**TASK DIRECTIONS**
Return, unaltered, every line from the beginning of the material below up to and including the one with "2, 3, 1, 1, 1];".

**INFORMATION SHOWN**
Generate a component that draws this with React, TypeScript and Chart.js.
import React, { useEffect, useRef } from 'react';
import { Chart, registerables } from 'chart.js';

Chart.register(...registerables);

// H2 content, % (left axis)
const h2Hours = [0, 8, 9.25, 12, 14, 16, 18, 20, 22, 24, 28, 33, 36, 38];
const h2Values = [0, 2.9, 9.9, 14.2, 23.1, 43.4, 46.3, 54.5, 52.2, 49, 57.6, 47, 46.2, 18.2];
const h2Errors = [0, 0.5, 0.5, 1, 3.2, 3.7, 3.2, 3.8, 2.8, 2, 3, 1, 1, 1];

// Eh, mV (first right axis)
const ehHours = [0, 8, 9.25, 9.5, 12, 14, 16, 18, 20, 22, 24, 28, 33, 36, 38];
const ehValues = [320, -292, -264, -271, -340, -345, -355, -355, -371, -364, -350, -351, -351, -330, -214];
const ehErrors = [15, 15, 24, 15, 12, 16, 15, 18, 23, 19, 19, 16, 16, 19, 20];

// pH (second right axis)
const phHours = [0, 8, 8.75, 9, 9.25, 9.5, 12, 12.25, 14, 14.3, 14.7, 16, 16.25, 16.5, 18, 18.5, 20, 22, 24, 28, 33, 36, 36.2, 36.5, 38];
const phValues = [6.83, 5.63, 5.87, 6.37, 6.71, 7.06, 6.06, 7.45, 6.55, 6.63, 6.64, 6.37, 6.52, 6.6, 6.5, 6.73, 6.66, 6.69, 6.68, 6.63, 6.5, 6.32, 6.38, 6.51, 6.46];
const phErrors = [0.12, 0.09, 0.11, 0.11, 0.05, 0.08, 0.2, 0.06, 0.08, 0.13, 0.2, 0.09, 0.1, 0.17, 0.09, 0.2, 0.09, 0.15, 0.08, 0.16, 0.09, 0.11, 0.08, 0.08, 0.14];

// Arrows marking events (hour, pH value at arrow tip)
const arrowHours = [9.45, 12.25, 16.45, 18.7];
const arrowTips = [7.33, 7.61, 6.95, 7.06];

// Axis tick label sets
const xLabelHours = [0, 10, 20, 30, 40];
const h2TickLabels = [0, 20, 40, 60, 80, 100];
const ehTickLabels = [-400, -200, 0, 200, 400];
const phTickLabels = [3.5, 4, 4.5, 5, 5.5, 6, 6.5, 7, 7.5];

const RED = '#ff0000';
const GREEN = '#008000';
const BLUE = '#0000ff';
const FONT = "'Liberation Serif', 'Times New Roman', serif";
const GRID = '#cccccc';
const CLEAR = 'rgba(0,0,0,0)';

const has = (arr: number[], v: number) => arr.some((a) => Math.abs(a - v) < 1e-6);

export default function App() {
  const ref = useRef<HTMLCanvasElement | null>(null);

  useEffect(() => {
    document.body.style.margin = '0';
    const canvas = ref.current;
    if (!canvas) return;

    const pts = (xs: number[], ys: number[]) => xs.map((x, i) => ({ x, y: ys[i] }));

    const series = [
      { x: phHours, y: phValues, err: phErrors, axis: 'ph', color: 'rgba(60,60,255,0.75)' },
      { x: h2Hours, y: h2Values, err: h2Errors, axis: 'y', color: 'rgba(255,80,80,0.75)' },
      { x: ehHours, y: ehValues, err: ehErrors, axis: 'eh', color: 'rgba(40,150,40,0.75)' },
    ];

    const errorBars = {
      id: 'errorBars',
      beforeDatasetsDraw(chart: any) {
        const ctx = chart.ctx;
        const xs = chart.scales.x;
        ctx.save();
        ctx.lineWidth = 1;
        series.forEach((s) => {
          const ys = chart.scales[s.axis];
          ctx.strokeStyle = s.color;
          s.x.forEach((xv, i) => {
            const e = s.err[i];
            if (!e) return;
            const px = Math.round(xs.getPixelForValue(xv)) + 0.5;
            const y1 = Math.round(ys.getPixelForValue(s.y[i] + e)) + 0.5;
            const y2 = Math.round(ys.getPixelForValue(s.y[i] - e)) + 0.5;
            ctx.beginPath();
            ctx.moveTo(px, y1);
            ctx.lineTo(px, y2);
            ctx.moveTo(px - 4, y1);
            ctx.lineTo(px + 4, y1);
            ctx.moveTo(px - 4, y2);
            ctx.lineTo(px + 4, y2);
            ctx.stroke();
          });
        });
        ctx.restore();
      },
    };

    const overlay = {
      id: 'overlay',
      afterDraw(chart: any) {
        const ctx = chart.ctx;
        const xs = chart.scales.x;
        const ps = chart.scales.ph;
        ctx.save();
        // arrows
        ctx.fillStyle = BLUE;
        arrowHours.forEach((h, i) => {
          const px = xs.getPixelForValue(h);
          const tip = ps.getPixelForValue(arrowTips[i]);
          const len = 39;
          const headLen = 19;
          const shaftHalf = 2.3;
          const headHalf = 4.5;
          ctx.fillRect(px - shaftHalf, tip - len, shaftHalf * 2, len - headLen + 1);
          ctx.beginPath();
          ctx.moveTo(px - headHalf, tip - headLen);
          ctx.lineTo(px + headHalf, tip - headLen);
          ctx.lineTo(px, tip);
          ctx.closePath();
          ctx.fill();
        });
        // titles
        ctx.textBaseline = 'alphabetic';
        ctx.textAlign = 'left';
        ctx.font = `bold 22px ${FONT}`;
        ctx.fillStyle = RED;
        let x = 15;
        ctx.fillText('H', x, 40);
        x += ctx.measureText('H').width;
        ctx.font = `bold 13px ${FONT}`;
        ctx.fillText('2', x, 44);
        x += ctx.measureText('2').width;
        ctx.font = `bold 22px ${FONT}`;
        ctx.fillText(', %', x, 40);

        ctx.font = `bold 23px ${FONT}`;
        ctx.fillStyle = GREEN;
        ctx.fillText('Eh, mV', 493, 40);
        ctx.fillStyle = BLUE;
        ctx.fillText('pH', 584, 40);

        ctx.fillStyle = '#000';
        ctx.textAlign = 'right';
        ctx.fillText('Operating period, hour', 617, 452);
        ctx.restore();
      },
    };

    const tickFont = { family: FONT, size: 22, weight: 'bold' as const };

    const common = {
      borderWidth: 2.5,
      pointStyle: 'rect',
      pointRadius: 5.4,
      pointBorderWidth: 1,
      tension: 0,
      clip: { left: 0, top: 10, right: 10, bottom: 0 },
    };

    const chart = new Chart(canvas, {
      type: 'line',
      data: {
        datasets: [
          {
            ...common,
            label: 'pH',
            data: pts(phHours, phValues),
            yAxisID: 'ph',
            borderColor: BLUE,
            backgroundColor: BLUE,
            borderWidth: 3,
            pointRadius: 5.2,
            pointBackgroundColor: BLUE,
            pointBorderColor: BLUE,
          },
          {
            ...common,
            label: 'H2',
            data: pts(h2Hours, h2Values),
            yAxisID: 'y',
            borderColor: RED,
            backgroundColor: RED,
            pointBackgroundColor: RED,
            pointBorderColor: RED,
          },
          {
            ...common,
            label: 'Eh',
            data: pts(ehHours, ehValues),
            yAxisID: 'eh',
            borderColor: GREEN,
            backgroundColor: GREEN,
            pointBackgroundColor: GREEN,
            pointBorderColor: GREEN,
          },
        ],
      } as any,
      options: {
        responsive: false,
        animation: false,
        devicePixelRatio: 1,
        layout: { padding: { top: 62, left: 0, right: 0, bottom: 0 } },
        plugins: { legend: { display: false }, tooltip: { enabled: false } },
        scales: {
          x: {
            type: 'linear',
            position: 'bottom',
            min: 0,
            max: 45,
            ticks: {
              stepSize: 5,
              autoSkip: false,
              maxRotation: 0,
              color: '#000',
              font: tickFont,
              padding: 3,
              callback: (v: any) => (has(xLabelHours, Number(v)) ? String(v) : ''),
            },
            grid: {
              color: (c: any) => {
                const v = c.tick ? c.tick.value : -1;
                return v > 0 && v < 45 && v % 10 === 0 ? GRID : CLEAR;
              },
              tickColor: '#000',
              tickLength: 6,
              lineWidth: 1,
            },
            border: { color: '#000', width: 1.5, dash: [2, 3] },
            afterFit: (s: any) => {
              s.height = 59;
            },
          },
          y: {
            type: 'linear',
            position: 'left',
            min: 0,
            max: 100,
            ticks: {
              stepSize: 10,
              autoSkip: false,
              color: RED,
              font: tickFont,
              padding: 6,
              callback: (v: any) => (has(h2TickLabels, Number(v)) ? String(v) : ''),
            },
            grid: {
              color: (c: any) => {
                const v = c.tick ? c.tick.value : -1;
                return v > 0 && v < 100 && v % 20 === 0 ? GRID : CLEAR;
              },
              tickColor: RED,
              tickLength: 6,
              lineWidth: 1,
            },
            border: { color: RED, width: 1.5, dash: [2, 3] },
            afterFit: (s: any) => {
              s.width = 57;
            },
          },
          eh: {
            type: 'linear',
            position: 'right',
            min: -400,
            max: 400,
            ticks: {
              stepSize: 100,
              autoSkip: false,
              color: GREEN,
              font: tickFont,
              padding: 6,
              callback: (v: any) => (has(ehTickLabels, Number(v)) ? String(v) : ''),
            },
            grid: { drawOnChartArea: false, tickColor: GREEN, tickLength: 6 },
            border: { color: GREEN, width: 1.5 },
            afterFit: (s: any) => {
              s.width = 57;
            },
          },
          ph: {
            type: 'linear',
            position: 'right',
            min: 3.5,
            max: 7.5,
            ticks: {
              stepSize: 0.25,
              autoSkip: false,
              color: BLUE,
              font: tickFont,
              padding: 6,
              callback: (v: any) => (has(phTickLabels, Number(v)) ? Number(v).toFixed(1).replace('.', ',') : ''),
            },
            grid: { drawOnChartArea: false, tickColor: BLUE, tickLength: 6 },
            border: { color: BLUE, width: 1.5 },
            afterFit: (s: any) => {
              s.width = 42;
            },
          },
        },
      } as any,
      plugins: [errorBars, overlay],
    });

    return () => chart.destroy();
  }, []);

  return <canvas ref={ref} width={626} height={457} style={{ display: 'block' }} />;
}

**ANSWER**
Generate a component that draws this with React, TypeScript and Chart.js.
import React, { useEffect, useRef } from 'react';
import { Chart, registerables } from 'chart.js';

Chart.register(...registerables);

// H2 content, % (left axis)
const h2Hours = [0, 8, 9.25, 12, 14, 16, 18, 20, 22, 24, 28, 33, 36, 38];
const h2Values = [0, 2.9, 9.9, 14.2, 23.1, 43.4, 46.3, 54.5, 52.2, 49, 57.6, 47, 46.2, 18.2];
const h2Errors = [0, 0.5, 0.5, 1, 3.2, 3.7, 3.2, 3.8, 2.8, 2, 3, 1, 1, 1];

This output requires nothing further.